By Griff Witte
Washington Post Staff Writer
Wednesday, June 8, 2005
The Defense Department spent at least $400 million in recent years buying boots, tents, bandages and other goods at the same time it was getting rid of identical items it had paid for but never used, government investigators told House members yesterday.
That finding came as part of a broader inquiry by the Government Accountability Office that uncovered deep flaws in the Pentagon's system for determining when it needs to buy new supplies and how it disposes of supposedly excess inventory.
Investigators discovered that out of $33 billion of goods the Defense Department marked as excess from 2002 through 2004, $4 billion was in excellent condition.

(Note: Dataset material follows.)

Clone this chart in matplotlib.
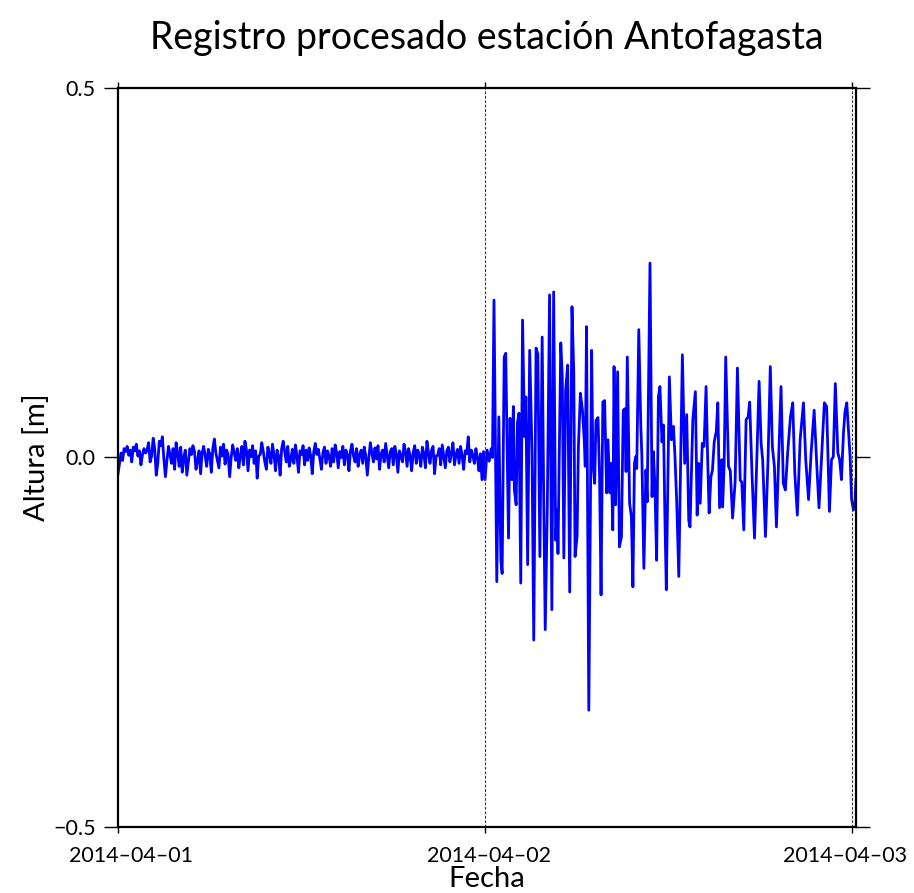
import numpy as np
import matplotlib
matplotlib.use("Agg")
import matplotlib.pyplot as plt
from matplotlib.transforms import ScaledTranslation

plt.rcParams['font.family'] = ['Lato', 'DejaVu Sans']

# Day 1: quiet record, 6-minute samples (mm)
quiet_start = np.datetime64('2014-04-01T00:00')
quiet_step_min = 6
quiet_mm = [
    -22, -8, 6, -4, 12, 8, 15, 3, 10, -6, 14, 9, 18, 2, 9, -10, 4, 12, 6, 10,
    20, -6, 2, 26, 12, -24, -8, 22, 16, 28, -2, -26, -4, 15, 4, -8, 12, -16, 20, 6,
    -12, 14, -20, 0, 10, -24, -6, 12, 4, 16, 8, -16, -4, 9, -22, 6, 15, 2, -12, 11,
    5, -20, 12, 25, 6, -4, -14, 14, 2, 18, -9, 10, 4, -26, 0, 17, 6, -4, 12, -14,
    3, 15, -10, 22, 10, -18, 10, 1, 16, -8, 9, -28, 2, 4, 20, 8, -6, -16, 14, 5,
    -8, 18, 4, -18, 10, 2, -24, 12, 22, 8, -6, 15, -12, -2, 11, -8, 17, 2, -20, 9,
    4, 16, -10, 10, -4, 13, 2, -22, 8, 19, 4, 11, -2, -16, 7, 14, -8, 9, 2, -12,
    12, -6, 17, 6, -14, 8, 0, 15, -10, 10, 4, -18, 9, 18, 2, -6, 12, -12, 4, 10,
    -8, 14, 2, -24, 0, 20, 6, -6, 13, -2, 16, -16, 5, 10, -6, 19, 3, -14, 8, 12,
    -10, 15, 4, -20, 9, 2, -6, 18, 8, -12, 12, 2, -18, 7, 16, -8, 10, 3, -12, 14,
    5, -14, 22, 6, -8, 10, 15, -22, 2, 3, 12, -10, 17, 2, -14, 9, 14, -6, 6, 20,
    -10, 4, 11, -8, 15, 2, -16, 9, 5, 28, -6, 10, 3, -8, 12, 0, -18, 5, -30, 8,
]

# Day 2: tsunami record, minutes after 2014-04-02 00:00 and height (m)
event_start = np.datetime64('2014-04-02T00:00')
event_min = [
    0, 8, 16, 24, 29, 35, 46, 54, 62, 67, 75, 81, 92, 98, 105, 111, 115, 122,
    127, 133, 140, 147, 155, 160, 167, 175, 184, 191, 200, 207, 215, 224, 230,
    236, 244, 253, 262, 269, 277, 283, 286, 297, 303, 309, 316, 324, 332, 341,
    348, 353, 361, 366, 374, 382, 389, 393, 398, 407, 418, 423, 430, 435, 443,
    449, 455, 462, 469, 477, 482, 490, 495, 501, 506, 512, 520, 527, 535, 542,
    549, 553, 558, 567, 574, 580, 586, 591, 595, 603, 611, 615, 623, 631, 636,
    647, 655, 660, 666, 673, 680, 686, 694, 700, 705, 711, 723, 731, 739, 745,
    752, 760, 774, 783, 791, 799, 804, 815, 825, 832, 838, 844, 852, 859, 867,
    873, 879, 886, 892, 899, 907, 913, 920, 928, 932, 938, 944, 955, 962, 971,
    981, 990, 1001, 1007, 1015, 1024, 1032, 1038, 1047, 1057, 1066, 1075, 1083,
    1089, 1100, 1110, 1119, 1127, 1135, 1143, 1152, 1161, 1170, 1178, 1187,
    1198, 1207, 1215, 1225, 1236, 1249, 1258, 1269, 1279, 1291, 1301, 1310,
    1321, 1331, 1340, 1351, 1359, 1366, 1374, 1384, 1391, 1398, 1406, 1412,
    1419, 1427, 1432, 1438, 1445, 1451, 1455,
]
event_m = [
    -0.030, 0.010, -0.005, 0.012, 0.000, 0.213, -0.168, 0.055, -0.139, -0.157,
    0.136, 0.141, -0.109, 0.053, -0.030, 0.069, -0.044, -0.064, 0.047, 0.060,
    -0.170, 0.186, 0.028, 0.082, -0.145, 0.145, 0.010, -0.247, 0.148, 0.140,
    -0.134, 0.163, -0.053, -0.233, -0.071, 0.220, -0.206, 0.224, -0.112, -0.071,
    -0.130, 0.155, 0.109, -0.136, 0.091, 0.125, -0.182, 0.204, 0.114, -0.134,
    -0.107, 0.013, 0.087, 0.064, 0.024, -0.012, 0.177, -0.342, 0.145, -0.008,
    -0.035, 0.050, 0.054, -0.021, -0.186, 0.075, 0.077, -0.048, 0.024, -0.048,
    -0.008, -0.098, 0.123, -0.064, 0.116, -0.121, -0.107, 0.064, 0.066, -0.019,
    0.136, -0.062, -0.080, -0.175, -0.008, 0.001, -0.015, 0.173, 0.042, 0.003,
    -0.150, -0.017, -0.060, 0.263, -0.053, 0.008, -0.035, -0.139, 0.082, 0.096,
    0.021, 0.044, -0.071, -0.179, 0.109, 0.024, 0.042, 0.001, -0.062, -0.161,
    0.139, -0.008, 0.058, -0.085, -0.094, 0.051, 0.089, -0.078, -0.008, -0.062,
    0.019, 0.015, 0.096, 0.001, -0.075, -0.026, -0.017, 0.021, 0.035, 0.074,
    -0.068, -0.003, -0.067, -0.008, 0.136, -0.012, -0.018, -0.082, -0.033,
    0.121, -0.031, -0.033, -0.098, 0.051, 0.055, 0.075, -0.021, -0.109, -0.003,
    0.103, 0.019, -0.003, -0.107, -0.003, 0.123, 0.015, -0.012, -0.094, 0.001,
    0.096, -0.035, -0.044, 0.006, 0.055, 0.074, -0.021, -0.078, 0.024, 0.074,
    -0.003, -0.057, 0.006, 0.064, -0.008, -0.068, 0.006, 0.074, 0.069, -0.073,
    -0.003, 0.001, 0.100, 0.006, -0.003, -0.030, 0.033, 0.062, 0.074, 0.028,
    0.001, -0.057, -0.071, -0.060, -0.030,
]

day_ticks = ['2014-04-01', '2014-04-02', '2014-04-03']
y_ticks = [-0.5, 0.0, 0.5]

t_quiet = quiet_start + np.arange(len(quiet_mm)) * np.timedelta64(quiet_step_min, 'm')
t_event = event_start + np.array(event_min).astype('timedelta64[m]')
t = np.concatenate([t_quiet, t_event]).astype('datetime64[s]').astype(object)
h = np.concatenate([np.array(quiet_mm) / 1000.0, np.array(event_m)])

fig = plt.figure(figsize=(9.14, 8.93), dpi=100)
ax = fig.add_axes([0.1291, 0.0739, 0.8074, 0.8276])

ax.plot(t, h, color='#0000ff', lw=2.0)

day_dates = [np.datetime64(d).astype('datetime64[s]').astype(object) for d in day_ticks]
for d in day_dates[1:]:
    ax.axvline(d, color='#333333', lw=0.8, linestyle=(0, (2.5, 1.5)))

ax.set_xlim(day_dates[0], t[-1])
ax.set_ylim(-0.5, 0.5)
ax.set_xticks(day_dates)
ax.set_xticklabels([d.replace('-', '\u2013') for d in day_ticks])
ax.set_yticks(y_ticks)
ax.set_yticklabels(['\u22120.5', '0.0', '0.5'])

ax.tick_params(axis='y', which='both', direction='out', length=10, width=1,
               left=True, right=True, labelsize=15.5, pad=6)
ax.tick_params(axis='x', which='both', direction='out', length=4, width=1,
               bottom=True, top=True, labelsize=15.5, pad=10)
for s in ax.spines.values():
    s.set_linewidth(1.6)

# nudge the outer date labels so they stay inside the figure
for lab, dx in zip(ax.get_xticklabels(), [13, 4, -7]):
    lab.set_transform(lab.get_transform() + ScaledTranslation(dx / 100, 0, fig.dpi_scale_trans))

ax.set_title('Registro procesado estación Antofagasta', fontsize=27, pad=28)
ax.set_xlabel('Fecha', fontsize=21, labelpad=0)
ax.set_ylabel('Altura [m]', fontsize=21, labelpad=2)

fig.savefig('out.png', dpi=100)
plt.close(fig)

Only about 12 percent of that was reused by the department. The other $3.5 billion "includes significant waste and inefficiency," the GAO said, because new or good-as-new items were "transferred and donated outside of DOD, sold for pennies on the dollar, or destroyed."
Investigators brought some of that equipment with them to the hearing of a House Government Reform Committee subcommittee yesterday. Among the items on display were unused military uniforms and medals that GAO had purchased off of a publicly available Web site intended for disposing of unwanted government property. The GAO also obtained the power-supply system for a component of a nuclear submarine that was on the Pentagon's "critical shortage" list at the time.
"We're not sure why DOD would be letting GAO have that. We don't have any nuclear submarines at GAO," said Gregory D. Kutz, the GAO's managing director for special investigations.
Subcommittee members reacted angrily to the findings.
"Waste on this scale affects our ability to meet the immediate needs of men and women in uniform," said Rep. Christopher Shays (R-Conn.), who chaired the hearing. "The $400 million spent on unneeded equipment could have bought body armor, medical supplies or more than 1,700 fully armed Humvees to protect coalition forces against deadly improvised explosive devices."
Rep. Henry A. Waxman (D-Calif.) said the only beneficiaries of the Pentagon's mismanagement are the companies that sell equipment to the government. "Federal contractors are reaping a bonanza while taxpayers are being gouged," Waxman said.
Rep. John J. Duncan Jr. (R-Tenn.) said the GAO's findings involved the waste of "an unbelievably staggering amount of money."
"Anybody who's not horrified by this does not deserve to be called a conservative," he said.
Pentagon officials testified that they generally agreed with the GAO's findings, saying new items had been accidentally labeled in some cases as excess inventory. The officials said they have made improvements, however, and plan to have a computer system up and running by January that would prevent Pentagon officials from buying new equipment that is already available internally.
"We do have a fix on the horizon," said Maj. Gen. Daniel G. Mongeon, director of logistics operations at the Defense Logistics Agency.
Yesterday's report followed GAO inquiries that uncovered evidence the Defense Department was selling unused biological- and chemical-weapons-resistant suits for $3 each. At the same time it was buying hundreds of thousands more for $200 apiece.
Investigators found that example typified a broader problem. For instance, they paid $2,898 for $79,649 worth of tires, badges, circuit cards and medical supplies. In some cases, the goods had been marked as junk but were delivered in their original packaging. At the same time, the Pentagon continued to order more of the same items from its suppliers.
The GAO concluded that the Pentagon could have saved $400 million in fiscal 2002 and 2003 had it used what it already owned, rather than buying more.
GAO investigators also found that at contractor-operated facilities where excess equipment was supposed to be liquidated, items were left exposed to rain and wind. Much of it ended up damaged beyond repair.
In addition, the Defense Department said that between 2002 and 2004, $466 million of equipment marked as excess -- including sensitive equipment such as missile warheads -- had been lost, stolen or damaged. Kutz, who said he believes the total of unaccounted-for equipment could be far higher, said the GAO will continue to investigate where those items ended up.